| WHAT YOU ARE ASKED TO DO |
Give back the lines exactly, from the first one to the line with "const yTicks = [0, 0.2, 0.4, 0.6, 0.8, 1, 1.2];", both ends included.

○ ○ ○ ○

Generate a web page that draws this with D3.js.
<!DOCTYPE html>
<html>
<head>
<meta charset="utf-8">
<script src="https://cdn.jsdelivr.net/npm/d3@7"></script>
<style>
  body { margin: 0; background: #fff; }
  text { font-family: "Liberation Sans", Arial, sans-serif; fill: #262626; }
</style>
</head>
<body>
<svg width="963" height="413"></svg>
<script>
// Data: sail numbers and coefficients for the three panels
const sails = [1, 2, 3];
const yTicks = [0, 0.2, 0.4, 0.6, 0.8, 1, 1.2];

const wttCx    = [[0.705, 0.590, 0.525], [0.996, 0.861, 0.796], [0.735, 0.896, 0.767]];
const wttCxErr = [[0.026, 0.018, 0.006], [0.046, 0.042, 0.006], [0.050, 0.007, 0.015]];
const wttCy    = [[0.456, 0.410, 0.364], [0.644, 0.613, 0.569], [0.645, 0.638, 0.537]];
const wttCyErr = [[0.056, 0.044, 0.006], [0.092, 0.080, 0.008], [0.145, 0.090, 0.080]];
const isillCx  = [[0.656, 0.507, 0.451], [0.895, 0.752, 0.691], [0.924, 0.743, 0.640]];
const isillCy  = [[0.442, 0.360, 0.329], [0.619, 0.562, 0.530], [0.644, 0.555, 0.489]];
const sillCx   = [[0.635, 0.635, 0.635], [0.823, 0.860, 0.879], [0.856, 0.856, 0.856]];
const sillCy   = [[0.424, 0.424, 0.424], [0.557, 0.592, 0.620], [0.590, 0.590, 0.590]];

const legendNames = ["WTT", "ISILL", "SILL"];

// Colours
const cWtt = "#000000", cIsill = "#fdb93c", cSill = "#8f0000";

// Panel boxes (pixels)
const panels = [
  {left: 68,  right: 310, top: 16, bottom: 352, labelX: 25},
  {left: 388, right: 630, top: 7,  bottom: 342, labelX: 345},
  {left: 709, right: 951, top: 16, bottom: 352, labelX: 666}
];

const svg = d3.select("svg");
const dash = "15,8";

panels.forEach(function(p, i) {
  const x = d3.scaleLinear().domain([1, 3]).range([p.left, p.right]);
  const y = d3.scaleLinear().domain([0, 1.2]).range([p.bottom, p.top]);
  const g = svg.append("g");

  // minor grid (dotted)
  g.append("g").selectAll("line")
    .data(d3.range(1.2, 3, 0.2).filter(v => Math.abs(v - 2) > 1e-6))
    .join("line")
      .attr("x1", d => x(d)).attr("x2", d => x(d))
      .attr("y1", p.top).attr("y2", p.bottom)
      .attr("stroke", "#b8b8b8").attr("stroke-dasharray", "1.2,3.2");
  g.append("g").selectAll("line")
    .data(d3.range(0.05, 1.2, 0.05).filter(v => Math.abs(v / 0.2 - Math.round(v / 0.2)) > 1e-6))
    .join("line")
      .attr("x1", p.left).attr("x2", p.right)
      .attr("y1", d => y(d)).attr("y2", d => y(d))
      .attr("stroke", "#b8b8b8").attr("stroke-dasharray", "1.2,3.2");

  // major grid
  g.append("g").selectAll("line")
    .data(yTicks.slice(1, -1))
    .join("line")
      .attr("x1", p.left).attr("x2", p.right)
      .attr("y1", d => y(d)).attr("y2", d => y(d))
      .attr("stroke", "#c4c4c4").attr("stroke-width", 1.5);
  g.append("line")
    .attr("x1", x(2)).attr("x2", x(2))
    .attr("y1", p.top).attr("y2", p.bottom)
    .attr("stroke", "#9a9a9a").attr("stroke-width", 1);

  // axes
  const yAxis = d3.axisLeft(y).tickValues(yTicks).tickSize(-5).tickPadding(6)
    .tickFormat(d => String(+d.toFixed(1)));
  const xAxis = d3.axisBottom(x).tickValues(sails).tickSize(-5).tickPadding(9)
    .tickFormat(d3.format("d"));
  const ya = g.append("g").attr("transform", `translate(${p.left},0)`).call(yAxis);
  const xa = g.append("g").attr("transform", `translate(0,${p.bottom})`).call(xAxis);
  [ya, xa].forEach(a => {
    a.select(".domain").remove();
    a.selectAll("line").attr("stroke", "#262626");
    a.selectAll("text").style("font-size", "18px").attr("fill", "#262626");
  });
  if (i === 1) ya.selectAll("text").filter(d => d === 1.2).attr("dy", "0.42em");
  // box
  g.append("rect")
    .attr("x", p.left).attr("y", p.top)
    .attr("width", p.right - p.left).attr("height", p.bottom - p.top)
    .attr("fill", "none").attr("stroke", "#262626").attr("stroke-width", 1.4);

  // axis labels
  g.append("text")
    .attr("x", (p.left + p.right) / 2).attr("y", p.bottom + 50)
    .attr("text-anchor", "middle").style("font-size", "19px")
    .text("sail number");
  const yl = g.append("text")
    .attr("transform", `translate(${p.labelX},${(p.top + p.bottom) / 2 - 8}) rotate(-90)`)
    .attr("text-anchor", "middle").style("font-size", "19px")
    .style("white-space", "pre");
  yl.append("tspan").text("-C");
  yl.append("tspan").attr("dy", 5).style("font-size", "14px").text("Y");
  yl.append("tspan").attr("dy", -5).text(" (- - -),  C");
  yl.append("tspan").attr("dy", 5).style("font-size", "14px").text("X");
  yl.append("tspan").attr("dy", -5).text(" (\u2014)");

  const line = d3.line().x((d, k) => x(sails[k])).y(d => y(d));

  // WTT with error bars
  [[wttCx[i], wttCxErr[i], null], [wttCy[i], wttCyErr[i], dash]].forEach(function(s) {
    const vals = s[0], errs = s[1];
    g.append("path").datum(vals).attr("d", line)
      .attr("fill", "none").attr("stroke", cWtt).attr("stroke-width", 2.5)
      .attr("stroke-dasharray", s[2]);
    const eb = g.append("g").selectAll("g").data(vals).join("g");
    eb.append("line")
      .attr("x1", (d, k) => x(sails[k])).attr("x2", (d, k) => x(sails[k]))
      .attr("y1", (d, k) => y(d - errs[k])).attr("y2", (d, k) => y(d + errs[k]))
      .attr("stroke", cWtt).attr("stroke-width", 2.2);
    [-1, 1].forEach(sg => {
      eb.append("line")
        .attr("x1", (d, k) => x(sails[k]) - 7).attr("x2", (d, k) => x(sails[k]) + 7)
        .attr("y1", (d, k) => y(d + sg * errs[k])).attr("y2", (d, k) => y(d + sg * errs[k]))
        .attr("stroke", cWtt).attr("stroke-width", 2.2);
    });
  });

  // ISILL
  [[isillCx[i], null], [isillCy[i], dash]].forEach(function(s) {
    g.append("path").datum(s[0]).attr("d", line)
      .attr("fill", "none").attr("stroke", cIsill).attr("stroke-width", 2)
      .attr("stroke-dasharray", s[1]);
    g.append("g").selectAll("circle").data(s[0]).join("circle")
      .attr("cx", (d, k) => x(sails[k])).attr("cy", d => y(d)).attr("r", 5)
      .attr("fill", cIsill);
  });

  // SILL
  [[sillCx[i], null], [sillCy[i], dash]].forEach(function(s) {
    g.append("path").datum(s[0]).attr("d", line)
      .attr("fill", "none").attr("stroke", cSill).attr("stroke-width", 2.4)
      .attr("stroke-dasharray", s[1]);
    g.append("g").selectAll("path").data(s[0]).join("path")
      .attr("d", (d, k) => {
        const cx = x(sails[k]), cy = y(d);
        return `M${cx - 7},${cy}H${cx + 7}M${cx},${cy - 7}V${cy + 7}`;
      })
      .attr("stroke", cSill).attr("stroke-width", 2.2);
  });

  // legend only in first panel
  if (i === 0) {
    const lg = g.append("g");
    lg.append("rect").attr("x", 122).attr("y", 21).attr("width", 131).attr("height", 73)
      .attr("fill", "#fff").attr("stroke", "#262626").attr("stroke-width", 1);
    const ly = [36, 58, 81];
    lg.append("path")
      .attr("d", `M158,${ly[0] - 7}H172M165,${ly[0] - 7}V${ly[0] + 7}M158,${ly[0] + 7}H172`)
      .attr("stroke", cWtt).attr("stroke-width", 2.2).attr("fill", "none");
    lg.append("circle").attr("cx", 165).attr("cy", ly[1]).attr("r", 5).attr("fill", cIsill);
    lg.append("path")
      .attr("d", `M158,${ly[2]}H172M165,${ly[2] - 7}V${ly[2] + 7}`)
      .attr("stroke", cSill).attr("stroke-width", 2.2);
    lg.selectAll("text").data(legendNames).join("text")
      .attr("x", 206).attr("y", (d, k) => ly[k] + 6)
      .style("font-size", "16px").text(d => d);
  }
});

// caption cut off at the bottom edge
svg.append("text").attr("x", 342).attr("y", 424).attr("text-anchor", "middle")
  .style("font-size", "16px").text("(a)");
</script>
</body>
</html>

○ ○ ○ ○

| WRITTEN SOLUTION |
Generate a web page that draws this with D3.js.
<!DOCTYPE html>
<html>
<head>
<meta charset="utf-8">
<script src="https://cdn.jsdelivr.net/npm/d3@7"></script>
<style>
  body { margin: 0; background: #fff; }
  text { font-family: "Liberation Sans", Arial, sans-serif; fill: #262626; }
</style>
</head>
<body>
<svg width="963" height="413"></svg>
<script>
// Data: sail numbers and coefficients for the three panels
const sails = [1, 2, 3];
const yTicks = [0, 0.2, 0.4, 0.6, 0.8, 1, 1.2];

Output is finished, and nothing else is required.